## Instruction:
Each line of the listing must be transcribed exactly, except for the images, which should be excluded.

## Data excerpt:
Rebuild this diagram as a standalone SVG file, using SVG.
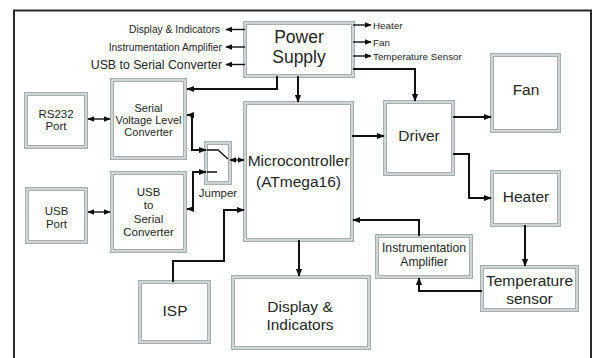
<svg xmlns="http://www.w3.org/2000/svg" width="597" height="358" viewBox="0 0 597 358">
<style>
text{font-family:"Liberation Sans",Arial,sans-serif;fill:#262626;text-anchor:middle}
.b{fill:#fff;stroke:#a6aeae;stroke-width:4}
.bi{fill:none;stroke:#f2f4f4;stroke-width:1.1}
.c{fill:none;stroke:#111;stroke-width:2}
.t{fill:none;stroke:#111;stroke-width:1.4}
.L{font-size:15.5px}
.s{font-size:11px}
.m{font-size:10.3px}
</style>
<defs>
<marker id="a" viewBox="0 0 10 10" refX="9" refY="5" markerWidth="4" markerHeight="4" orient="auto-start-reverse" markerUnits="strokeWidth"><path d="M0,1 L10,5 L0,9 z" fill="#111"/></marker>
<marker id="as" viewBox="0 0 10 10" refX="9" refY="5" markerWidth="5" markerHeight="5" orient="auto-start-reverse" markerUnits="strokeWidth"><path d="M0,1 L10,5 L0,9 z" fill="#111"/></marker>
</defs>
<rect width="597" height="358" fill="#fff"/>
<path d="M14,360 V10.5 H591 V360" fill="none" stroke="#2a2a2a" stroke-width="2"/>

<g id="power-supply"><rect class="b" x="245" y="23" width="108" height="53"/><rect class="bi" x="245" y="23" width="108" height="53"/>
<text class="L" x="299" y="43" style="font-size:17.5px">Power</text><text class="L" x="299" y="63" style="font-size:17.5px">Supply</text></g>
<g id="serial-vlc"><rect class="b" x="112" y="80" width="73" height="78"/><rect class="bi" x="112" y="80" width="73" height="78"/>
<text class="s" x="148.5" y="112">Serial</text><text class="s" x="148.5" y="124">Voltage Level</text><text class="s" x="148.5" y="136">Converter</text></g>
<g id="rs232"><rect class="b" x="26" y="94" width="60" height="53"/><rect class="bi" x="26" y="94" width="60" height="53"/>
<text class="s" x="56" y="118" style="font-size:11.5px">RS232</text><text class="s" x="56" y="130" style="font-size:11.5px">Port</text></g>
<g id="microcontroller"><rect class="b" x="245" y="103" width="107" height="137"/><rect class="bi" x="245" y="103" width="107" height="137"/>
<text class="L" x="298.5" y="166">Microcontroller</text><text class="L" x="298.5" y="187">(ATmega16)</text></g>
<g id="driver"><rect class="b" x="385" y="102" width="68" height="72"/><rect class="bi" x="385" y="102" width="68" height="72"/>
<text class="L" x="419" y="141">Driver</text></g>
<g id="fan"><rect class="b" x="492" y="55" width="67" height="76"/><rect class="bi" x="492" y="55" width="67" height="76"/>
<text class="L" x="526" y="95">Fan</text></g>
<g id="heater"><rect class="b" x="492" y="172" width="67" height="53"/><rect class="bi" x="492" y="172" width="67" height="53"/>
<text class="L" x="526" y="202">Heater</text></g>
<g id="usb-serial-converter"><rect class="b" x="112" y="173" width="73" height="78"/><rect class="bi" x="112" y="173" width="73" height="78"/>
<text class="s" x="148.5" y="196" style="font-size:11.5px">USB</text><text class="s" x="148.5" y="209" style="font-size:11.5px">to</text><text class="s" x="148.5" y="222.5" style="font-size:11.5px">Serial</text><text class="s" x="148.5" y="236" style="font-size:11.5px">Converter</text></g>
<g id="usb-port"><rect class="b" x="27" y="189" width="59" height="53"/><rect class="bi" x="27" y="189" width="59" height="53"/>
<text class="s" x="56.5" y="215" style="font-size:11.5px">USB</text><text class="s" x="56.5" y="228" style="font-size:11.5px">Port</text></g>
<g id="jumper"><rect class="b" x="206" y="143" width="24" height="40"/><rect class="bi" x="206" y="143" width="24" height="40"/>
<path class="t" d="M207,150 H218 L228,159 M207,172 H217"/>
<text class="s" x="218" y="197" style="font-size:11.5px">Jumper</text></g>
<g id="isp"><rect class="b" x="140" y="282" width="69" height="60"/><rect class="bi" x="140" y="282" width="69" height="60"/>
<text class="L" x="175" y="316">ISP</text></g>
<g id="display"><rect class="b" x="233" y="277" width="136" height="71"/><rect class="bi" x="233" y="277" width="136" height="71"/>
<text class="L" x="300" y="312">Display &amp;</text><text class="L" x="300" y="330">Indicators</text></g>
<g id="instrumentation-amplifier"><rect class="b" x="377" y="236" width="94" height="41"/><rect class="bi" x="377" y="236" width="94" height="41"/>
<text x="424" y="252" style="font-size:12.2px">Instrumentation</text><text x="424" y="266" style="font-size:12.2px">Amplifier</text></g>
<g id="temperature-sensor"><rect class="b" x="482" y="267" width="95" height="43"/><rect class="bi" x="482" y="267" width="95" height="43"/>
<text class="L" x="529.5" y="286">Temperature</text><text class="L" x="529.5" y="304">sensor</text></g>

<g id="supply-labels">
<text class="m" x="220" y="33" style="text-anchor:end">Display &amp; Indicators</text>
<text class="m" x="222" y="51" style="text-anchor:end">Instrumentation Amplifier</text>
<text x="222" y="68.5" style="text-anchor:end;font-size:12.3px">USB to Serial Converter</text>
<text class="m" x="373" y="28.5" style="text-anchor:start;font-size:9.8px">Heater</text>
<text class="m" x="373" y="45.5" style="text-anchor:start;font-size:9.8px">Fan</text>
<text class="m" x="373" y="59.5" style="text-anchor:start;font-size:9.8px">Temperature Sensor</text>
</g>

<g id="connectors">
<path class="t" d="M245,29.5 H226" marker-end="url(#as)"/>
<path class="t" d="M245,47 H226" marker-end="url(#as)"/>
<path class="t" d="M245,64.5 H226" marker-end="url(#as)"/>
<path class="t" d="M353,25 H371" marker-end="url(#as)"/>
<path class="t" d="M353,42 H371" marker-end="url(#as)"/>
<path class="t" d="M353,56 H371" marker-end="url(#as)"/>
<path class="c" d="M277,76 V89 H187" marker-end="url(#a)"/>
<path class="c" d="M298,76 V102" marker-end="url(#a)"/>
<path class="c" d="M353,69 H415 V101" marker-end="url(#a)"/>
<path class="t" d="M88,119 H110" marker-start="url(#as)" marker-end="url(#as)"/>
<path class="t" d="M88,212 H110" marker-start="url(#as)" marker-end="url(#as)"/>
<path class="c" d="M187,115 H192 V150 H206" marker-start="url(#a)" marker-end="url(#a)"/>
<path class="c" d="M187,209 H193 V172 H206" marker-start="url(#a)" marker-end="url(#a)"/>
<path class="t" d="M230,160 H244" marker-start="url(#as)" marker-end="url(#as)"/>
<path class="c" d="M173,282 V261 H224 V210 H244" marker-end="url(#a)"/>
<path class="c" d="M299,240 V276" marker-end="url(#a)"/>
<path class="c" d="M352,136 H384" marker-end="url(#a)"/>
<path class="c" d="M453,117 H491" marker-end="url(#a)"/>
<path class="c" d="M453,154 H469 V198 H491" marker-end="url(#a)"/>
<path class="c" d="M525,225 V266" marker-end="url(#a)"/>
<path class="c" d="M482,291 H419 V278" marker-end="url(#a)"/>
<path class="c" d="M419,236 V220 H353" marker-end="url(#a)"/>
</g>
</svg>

## Reply to the exercise:
Rebuild this diagram as a standalone SVG file, using SVG.
<svg xmlns="http://www.w3.org/2000/svg" width="597" height="358" viewBox="0 0 597 358">
<style>
text{font-family:"Liberation Sans",Arial,sans-serif;fill:#262626;text-anchor:middle}
.b{fill:#fff;stroke:#a6aeae;stroke-width:4}
.bi{fill:none;stroke:#f2f4f4;stroke-width:1.1}
.c{fill:none;stroke:#111;stroke-width:2}
.t{fill:none;stroke:#111;stroke-width:1.4}
.L{font-size:15.5px}
.s{font-size:11px}
.m{font-size:10.3px}
</style>
<defs>
<marker id="a" viewBox="0 0 10 10" refX="9" refY="5" markerWidth="4" markerHeight="4" orient="auto-start-reverse" markerUnits="strokeWidth"><path d="M0,1 L10,5 L0,9 z" fill="#111"/></marker>
<marker id="as" viewBox="0 0 10 10" refX="9" refY="5" markerWidth="5" markerHeight="5" orient="auto-start-reverse" markerUnits="strokeWidth"><path d="M0,1 L10,5 L0,9 z" fill="#111"/></marker>
</defs>
<rect width="597" height="358" fill="#fff"/>
<path d="M14,360 V10.5 H591 V360" fill="none" stroke="#2a2a2a" stroke-width="2"/>

<g id="power-supply"><rect class="b" x="245" y="23" width="108" height="53"/><rect class="bi" x="245" y="23" width="108" height="53"/>
<text class="L" x="299" y="43" style="font-size:17.5px">Power</text><text class="L" x="299" y="63" style="font-size:17.5px">Supply</text></g>
<g id="serial-vlc"><rect class="b" x="112" y="80" width="73" height="78"/><rect class="bi" x="112" y="80" width="73" height="78"/>
<text class="s" x="148.5" y="112">Serial</text><text class="s" x="148.5" y="124">Voltage Level</text><text class="s" x="148.5" y="136">Converter</text></g>
<g id="rs232"><rect class="b" x="26" y="94" width="60" height="53"/><rect class="bi" x="26" y="94" width="60" height="53"/>
<text class="s" x="56" y="118" style="font-size:11.5px">RS232</text><text class="s" x="56" y="130" style="font-size:11.5px">Port</text></g>
<g id="microcontroller"><rect class="b" x="245" y="103" width="107" height="137"/><rect class="bi" x="245" y="103" width="107" height="137"/>
<text class="L" x="298.5" y="166">Microcontroller</text><text class="L" x="298.5" y="187">(ATmega16)</text></g>
<g id="driver"><rect class="b" x="385" y="102" width="68" height="72"/><rect class="bi" x="385" y="102" width="68" height="72"/>
<text class="L" x="419" y="141">Driver</text></g>
<g id="fan"><rect class="b" x="492" y="55" width="67" height="76"/><rect class="bi" x="492" y="55" width="67" height="76"/>
<text class="L" x="526" y="95">Fan</text></g>
<g id="heater"><rect class="b" x="492" y="172" width="67" height="53"/><rect class="bi" x="492" y="172" width="67" height="53"/>
<text class="L" x="526" y="202">Heater</text></g>
<g id="usb-serial-converter"><rect class="b" x="112" y="173" width="73" height="78"/><rect class="bi" x="112" y="173" width="73" height="78"/>
<text class="s" x="148.5" y="196" style="font-size:11.5px">USB</text><text class="s" x="148.5" y="209" style="font-size:11.5px">to</text><text class="s" x="148.5" y="222.5" style="font-size:11.5px">Serial</text><text class="s" x="148.5" y="236" style="font-size:11.5px">Converter</text></g>
<g id="usb-port"><rect class="b" x="27" y="189" width="59" height="53"/><rect class="bi" x="27" y="189" width="59" height="53"/>
<text class="s" x="56.5" y="215" style="font-size:11.5px">USB</text><text class="s" x="56.5" y="228" style="font-size:11.5px">Port</text></g>
<g id="jumper"><rect class="b" x="206" y="143" width="24" height="40"/><rect class="bi" x="206" y="143" width="24" height="40"/>
<path class="t" d="M207,150 H218 L228,159 M207,172 H217"/>
<text class="s" x="218" y="197" style="font-size:11.5px">Jumper</text></g>
<g id="isp"><rect class="b" x="140" y="282" width="69" height="60"/><rect class="bi" x="140" y="282" width="69" height="60"/>
<text class="L" x="175" y="316">ISP</text></g>
<g id="display"><rect class="b" x="233" y="277" width="136" height="71"/><rect class="bi" x="233" y="277" width="136" height="71"/>
<text class="L" x="300" y="312">Display &amp;</text><text class="L" x="300" y="330">Indicators</text></g>
<g id="instrumentation-amplifier"><rect class="b" x="377" y="236" width="94" height="41"/><rect class="bi" x="377" y="236" width="94" height="41"/>
<text x="424" y="252" style="font-size:12.2px">Instrumentation</text><text x="424" y="266" style="font-size:12.2px">Amplifier</text></g>
<g id="temperature-sensor"><rect class="b" x="482" y="267" width="95" height="43"/><rect class="bi" x="482" y="267" width="95" height="43"/>
<text class="L" x="529.5" y="286">Temperature</text><text class="L" x="529.5" y="304">sensor</text></g>

<g id="supply-labels">
<text class="m" x="220" y="33" style="text-anchor:end">Display &amp; Indicators</text>
<text class="m" x="222" y="51" style="text-anchor:end">Instrumentation Amplifier</text>
<text x="222" y="68.5" style="text-anchor:end;font-size:12.3px">USB to Serial Converter</text>
<text class="m" x="373" y="28.5" style="text-anchor:start;font-size:9.8px">Heater</text>
<text class="m" x="373" y="45.5" style="text-anchor:start;font-size:9.8px">Fan</text>
<text class="m" x="373" y="59.5" style="text-anchor:start;font-size:9.8px">Temperature Sensor</text>
</g>

<g id="connectors">
<path class="t" d="M245,29.5 H226" marker-end="url(#as)"/>
<path class="t" d="M245,47 H226" marker-end="url(#as)"/>
<path class="t" d="M245,64.5 H226" marker-end="url(#as)"/>
<path class="t" d="M353,25 H371" marker-end="url(#as)"/>
<path class="t" d="M353,42 H371" marker-end="url(#as)"/>
<path class="t" d="M353,56 H371" marker-end="url(#as)"/>
<path class="c" d="M277,76 V89 H187" marker-end="url(#a)"/>
<path class="c" d="M298,76 V102" marker-end="url(#a)"/>
<path class="c" d="M353,69 H415 V101" marker-end="url(#a)"/>
<path class="t" d="M88,119 H110" marker-start="url(#as)" marker-end="url(#as)"/>
<path class="t" d="M88,212 H110" marker-start="url(#as)" marker-end="url(#as)"/>
<path class="c" d="M187,115 H192 V150 H206" marker-start="url(#a)" marker-end="url(#a)"/>
<path class="c" d="M187,209 H193 V172 H206" marker-start="url(#a)" marker-end="url(#a)"/>
<path class="t" d="M230,160 H244" marker-start="url(#as)" marker-end="url(#as)"/>
<path class="c" d="M173,282 V261 H224 V210 H244" marker-end="url(#a)"/>
<path class="c" d="M299,240 V276" marker-end="url(#a)"/>
<path class="c" d="M352,136 H384" marker-end="url(#a)"/>
<path class="c" d="M453,117 H491" marker-end="url(#a)"/>
<path class="c" d="M453,154 H469 V198 H491" marker-end="url(#a)"/>
<path class="c" d="M525,225 V266" marker-end="url(#a)"/>
<path class="c" d="M482,291 H419 V278" marker-end="url(#a)"/>
<path class="c" d="M419,236 V220 H353" marker-end="url(#a)"/>
</g>
</svg>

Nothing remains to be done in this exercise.